Es un lujo que el autor del álbum color sepia de nuestra niñez sea un artista de la imagen. Planas Montanyà tomaba fotos de familia con el mismo espíritu con el que accionaba el disparador de la cámara en un intento de raptar a la cotidaneidad el halo sugestivo que le mereciese elogios de la crítica en el campo profesional. Ana Mª y Josep Planas saben de su infancia por el relato en boca de los testigos de la misma. Y es que la infancia es un terreno que pertenece a los demás y pocas veces a uno mismo por mor del limbo en el que se introduce la hueca memoria de los primeros años.
Ana y Josep quizá no recuerden con tanto lujo de detalles como aquel progenitor que procuraba detener el momento en papel fotográfico, aquellos días que pasaron en Puigpunyent para recuperarse de una tosferina inoportuna. Josep Planas acudía varias veces a la semana al pueblo, en el que los dos niños y la madre descansaban, para seguir los consejos del padre Llinàs y estabilizar los valores morales de la institución familiar. Eran aquellos tiempos en que se promulgaba el lema «La familia que reza unida permanece unida» y, para evitar el deterioro de la misma, se rezaba el rosario en perfecta unión.

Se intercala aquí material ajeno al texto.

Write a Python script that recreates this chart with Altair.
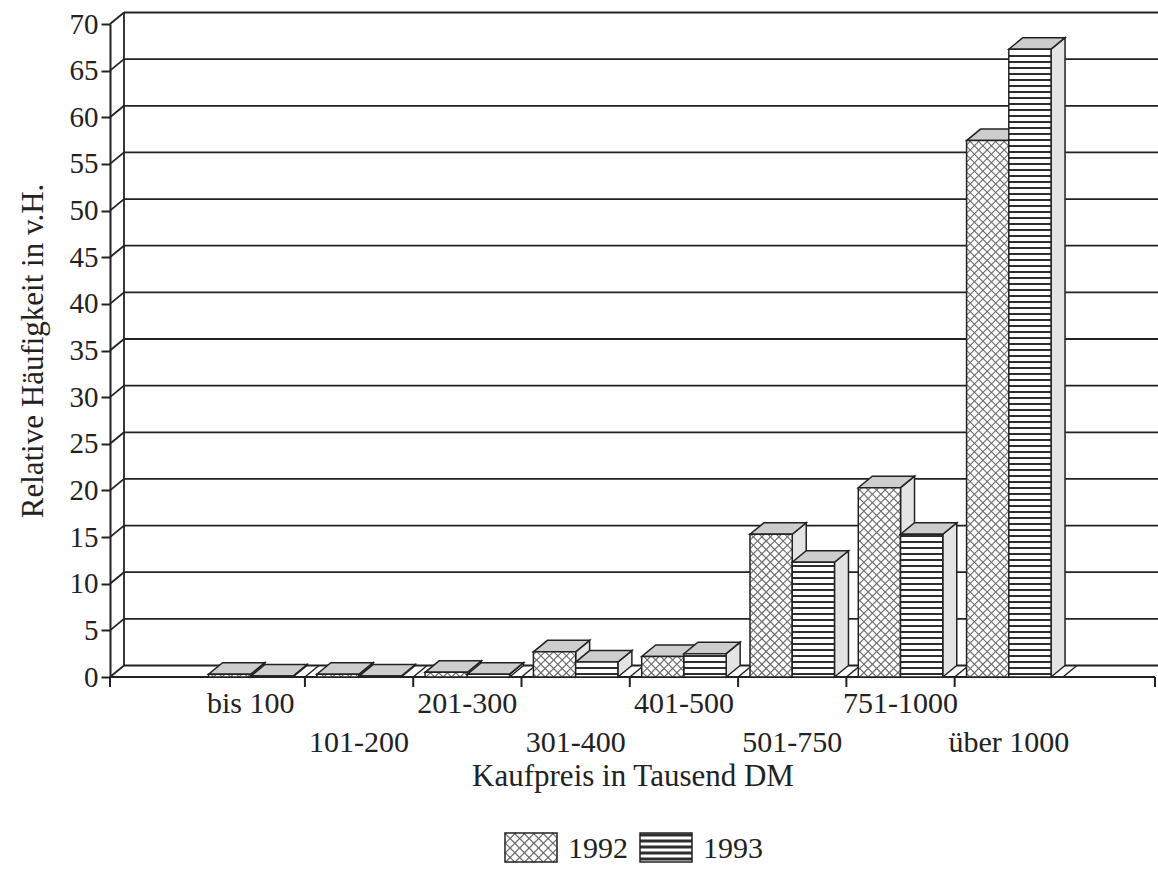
import altair as alt
import numpy as np
import pandas as pd

# ---- data -------------------------------------------------------------
categories = ["bis 100", "101-200", "201-300", "301-400",
              "401-500", "501-750", "751-1000", "über 1000"]
share_1992 = [0.3, 0.3, 0.5, 2.7, 2.2, 15.3, 20.3, 57.5]
share_1993 = [0.1, 0.1, 0.3, 1.6, 2.5, 12.3, 15.3, 67.3]
years = ["1992", "1993"]
y_ticks = list(range(0, 75, 5))

# ---- layout / style constants ------------------------------------------
PAD_L, PAD_T, PAD_R, PAD_B = 110, 24, 3, 194
W, H = 1045, 653
X_DOMAIN = [-0.8, 8.85]
Y_DOMAIN = [0, 70]
PX_X = W / (X_DOMAIN[1] - X_DOMAIN[0])   # pixels per category band
PX_Y = H / (Y_DOMAIN[1] - Y_DOMAIN[0])   # pixels per percent
DEPTH_X = 14 / PX_X                      # 3-D depth offset (x)
DEPTH_Y = 11.5 / PX_Y                    # 3-D depth offset (y)
X_RIGHT = X_DOMAIN[1] + 3 / PX_X         # back wall reaches the page edge
BAR_SLOTS = {"1992": (0.11, 0.50), "1993": (0.50, 0.89)}
FONT = "Liberation Serif"
INK = "#222222"
TOP_FILL = "#cdcdcd"
SIDE_FILL = "#e4e4e4"
HATCH_GREY = "#6a6a6a"

values = {"1992": share_1992, "1993": share_1993}


def to_u(px):
    return (px - PAD_L) / PX_X + X_DOMAIN[0]


def to_v(py):
    return (PAD_T + H - py) / PX_Y


X_AXIS = alt.Axis(title="Kaufpreis in Tausend DM", labels=False, ticks=False,
                  domain=False, grid=False, titlePadding=84,
                  titleFont=FONT, titleFontSize=31, titleFontWeight="normal",
                  titleColor=INK)
Y_AXIS = alt.Axis(title="Relative Häufigkeit in v.H.", values=y_ticks,
                  grid=False, tickSize=9, tickWidth=2, tickColor=INK,
                  domainWidth=2, domainColor=INK, labelPadding=3,
                  labelFont=FONT, labelFontSize=29, labelColor=INK,
                  titleFont=FONT, titleFontSize=31, titleFontWeight="normal",
                  titleColor=INK, titlePadding=20)
X_SCALE = alt.Scale(domain=X_DOMAIN, nice=False, zero=False)
Y_SCALE = alt.Scale(domain=Y_DOMAIN, nice=False, zero=False)


def X(field):
    return alt.X(f"{field}:Q", scale=X_SCALE, axis=X_AXIS)


def Y(field):
    return alt.Y(f"{field}:Q", scale=Y_SCALE, axis=Y_AXIS, stack=None)


def crosshatch(x0, x1, y0, y1, step=8.5):
    """Diagonal lattice clipped to a rectangle, returned in data units."""
    X0, X1, Y0, Y1 = x0 * PX_X, x1 * PX_X, y0 * PX_Y, y1 * PX_Y
    segs = []
    for k in range(int(np.floor((X0 - Y1) / step)), int(np.ceil((X1 - Y0) / step)) + 1):
        c = k * step
        a, b = max(X0, Y0 + c), min(X1, Y1 + c)
        if b - a > 0.6:
            segs.append((a, a - c, b, b - c))
    for k in range(int(np.floor((X0 + Y0) / step)), int(np.ceil((X1 + Y1) / step)) + 1):
        c = k * step
        a, b = max(X0, c - Y1), min(X1, c - Y0)
        if b - a > 0.6:
            segs.append((a, c - a, b, c - b))
    return [dict(x=a / PX_X, y=ay / PX_Y, x2=b / PX_X, y2=by / PX_Y)
            for a, ay, b, by in segs]


def stripes(x0, x1, y0, y1, step=6.0):
    rows = []
    py = y0 * PX_Y + step / 2
    while py < y1 * PX_Y - 1.0:
        rows.append(dict(x=x0, x2=x1, y=py / PX_Y))
        py += step
    return rows


# ---- back wall, floor and axes ------------------------------------------
wall_x = X_DOMAIN[0] + DEPTH_X
grid_df = pd.DataFrame({"x": wall_x, "x2": X_RIGHT,
                        "y": [t + DEPTH_Y for t in y_ticks]})
diag_df = pd.DataFrame({"x": X_DOMAIN[0], "x2": wall_x,
                        "y": y_ticks, "y2": [t + DEPTH_Y for t in y_ticks]})
wall_df = pd.DataFrame({"x": [wall_x], "y": [DEPTH_Y], "y2": [Y_DOMAIN[1] + DEPTH_Y]})
floor_df = pd.DataFrame({"x": [X_DOMAIN[0]], "x2": [X_DOMAIN[1]], "y": [0.0]})
tick_pos = [X_DOMAIN[0]] + list(range(1, len(categories))) + [X_DOMAIN[1]]
xtick_df = pd.DataFrame({"x": tick_pos, "y": 0.0, "y2": -10 / PX_Y})
slash_df = pd.DataFrame({"x": list(range(1, len(categories) + 1)), "y": 0.0})
slash_df["x2"] = slash_df["x"] + DEPTH_X
slash_df["y2"] = DEPTH_Y

rule_style = dict(color=INK, strokeWidth=1.8)
layers = [
    alt.Chart(grid_df).mark_rule(**rule_style).encode(x=X("x"), x2="x2", y=Y("y")),
    alt.Chart(diag_df).mark_rule(**rule_style).encode(x=X("x"), x2="x2", y=Y("y"), y2="y2"),
    alt.Chart(wall_df).mark_rule(**rule_style).encode(x=X("x"), y=Y("y"), y2="y2"),
    alt.Chart(floor_df).mark_rule(color=INK, strokeWidth=2).encode(x=X("x"), x2="x2", y=Y("y")),
    alt.Chart(xtick_df).mark_rule(color=INK, strokeWidth=2).encode(x=X("x"), y=Y("y"), y2="y2"),
    alt.Chart(slash_df).mark_rule(color=INK, strokeWidth=1.5).encode(x=X("x"), x2="x2", y=Y("y"), y2="y2"),
]

# ---- 3-D bars ------------------------------------------------------------
face_style = dict(stroke=INK, strokeWidth=1.5, strokeJoin="miter")
for year in years:
    lo, hi = BAR_SLOTS[year]
    fronts, tops, sides, hatch = [], [], [], []
    for i, v in enumerate(values[year]):
        x0, x1 = i + lo, i + hi
        bid = f"{year}-{i}"
        fronts.append(dict(x=x0, x2=x1, y=0.0, y2=v))
        tops += [dict(bid=bid, x=x0, lo=v, hi=v),
                 dict(bid=bid, x=x0 + DEPTH_X, lo=v, hi=v + DEPTH_Y),
                 dict(bid=bid, x=x1, lo=v, hi=v + DEPTH_Y),
                 dict(bid=bid, x=x1 + DEPTH_X, lo=v + DEPTH_Y, hi=v + DEPTH_Y)]
        sides += [dict(bid=bid, x=x1, lo=0.0, hi=v),
                  dict(bid=bid, x=x1 + DEPTH_X, lo=DEPTH_Y, hi=v + DEPTH_Y)]
        if year == "1992":
            hatch += crosshatch(x0, x1, 0.0, v)
        else:
            hatch += stripes(x0, x1, 0.0, v)
    layers.append(alt.Chart(pd.DataFrame(sides)).mark_area(
        fill=SIDE_FILL, orient="vertical", **face_style).encode(
        x=X("x"), y=Y("lo"), y2="hi", detail="bid:N"))
    layers.append(alt.Chart(pd.DataFrame(tops)).mark_area(
        fill=TOP_FILL, orient="vertical", **face_style).encode(
        x=X("x"), y=Y("lo"), y2="hi", detail="bid:N"))
    front_df = pd.DataFrame(fronts)
    layers.append(alt.Chart(front_df).mark_rect(fill="white").encode(
        x=X("x"), x2="x2", y=Y("y"), y2="y2"))
    if hatch:
        hdf = pd.DataFrame(hatch)
        if year == "1992":
            layers.append(alt.Chart(hdf).mark_rule(color=HATCH_GREY, strokeWidth=1.1).encode(
                x=X("x"), x2="x2", y=Y("y"), y2="y2"))
        else:
            layers.append(alt.Chart(hdf).mark_rule(color="#2e2e2e", strokeWidth=2.2).encode(
                x=X("x"), x2="x2", y=Y("y")))
    layers.append(alt.Chart(front_df).mark_rect(fill=None, **face_style).encode(
        x=X("x"), x2="x2", y=Y("y"), y2="y2"))

# ---- staggered category labels ------------------------------------------
lab_df = pd.DataFrame({"label": categories,
                       "x": [i + 0.5 for i in range(len(categories))],
                       "y": 0.0,
                       "row": [i % 2 for i in range(len(categories))]})
text_style = dict(font=FONT, fontSize=30, color=INK, baseline="alphabetic")
for row, dy in [(0, 36), (1, 75)]:
    layers.append(alt.Chart(lab_df[lab_df.row == row]).mark_text(
        align="center", dy=dy, **text_style).encode(
        x=X("x"), y=Y("y"), text="label:N"))

# ---- legend ---------------------------------------------------------------
sw = {"1992": (505, 557), "1993": (640, 692)}
sw_top, sw_bot = 833, 862
leg_rects, leg_text = [], []
leg_cross, leg_stripes = [], []
for year in years:
    a, b = sw[year]
    u0, u1, v0, v1 = to_u(a), to_u(b), to_v(sw_bot), to_v(sw_top)
    leg_rects.append(dict(x=u0, x2=u1, y=v0, y2=v1))
    leg_text.append(dict(x=to_u(b + 11), y=to_v(858), label=year))
    if year == "1992":
        leg_cross += crosshatch(u0, u1, v0, v1, step=9.5)
    else:
        leg_stripes += stripes(u0, u1, v0, v1, step=6.0)
leg_rect_df = pd.DataFrame(leg_rects)
layers += [
    alt.Chart(leg_rect_df).mark_rect(fill="white").encode(x=X("x"), x2="x2", y=Y("y"), y2="y2"),
    alt.Chart(pd.DataFrame(leg_cross)).mark_rule(color=HATCH_GREY, strokeWidth=1.1).encode(
        x=X("x"), x2="x2", y=Y("y"), y2="y2"),
    alt.Chart(pd.DataFrame(leg_stripes)).mark_rule(color="#2e2e2e", strokeWidth=3).encode(
        x=X("x"), x2="x2", y=Y("y")),
    alt.Chart(leg_rect_df).mark_rect(fill=None, **face_style).encode(
        x=X("x"), x2="x2", y=Y("y"), y2="y2"),
    alt.Chart(pd.DataFrame(leg_text)).mark_text(align="left", **text_style).encode(
        x=X("x"), y=Y("y"), text="label:N"),
]

chart = alt.layer(*layers).properties(
    width=W, height=H,
    padding={"left": PAD_L, "top": PAD_T, "right": PAD_R, "bottom": PAD_B},
    autosize=alt.AutoSizeParams(type="none"),
    background="white",
).configure_view(stroke=None)

chart.save("out.html", embed_options={"renderer": "svg", "actions": False})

En la fotografía que hoy les mostramos vemos a unos niños inmiscuidos de lleno en el halo pedagógico que exhalaban las pláticas del pare Llinàs. El cura, con su dedo gordo e índice unidos a lo padre Apeles, les enseñaba las teorías del catecismo de Ripalda para que las guardasen en la fresquera de su mente hasta convertirse en jóvenes incontaminados y puros que luchasen con ardor de barricada celeste contra las fuerzas del mal. Llinàs era el típico cura que daba patadas al balón con la sotana levantada; un hombre capaz de seguir el ritmo del atleta Planas en sus excursiones por la campiña mallorquina. De ahí nació una estrecha amistad con el que hoy es recordado en el pueblo como un cura generoso que donó sus bienes para que Puigpunyent contase con una residencia de ancianos.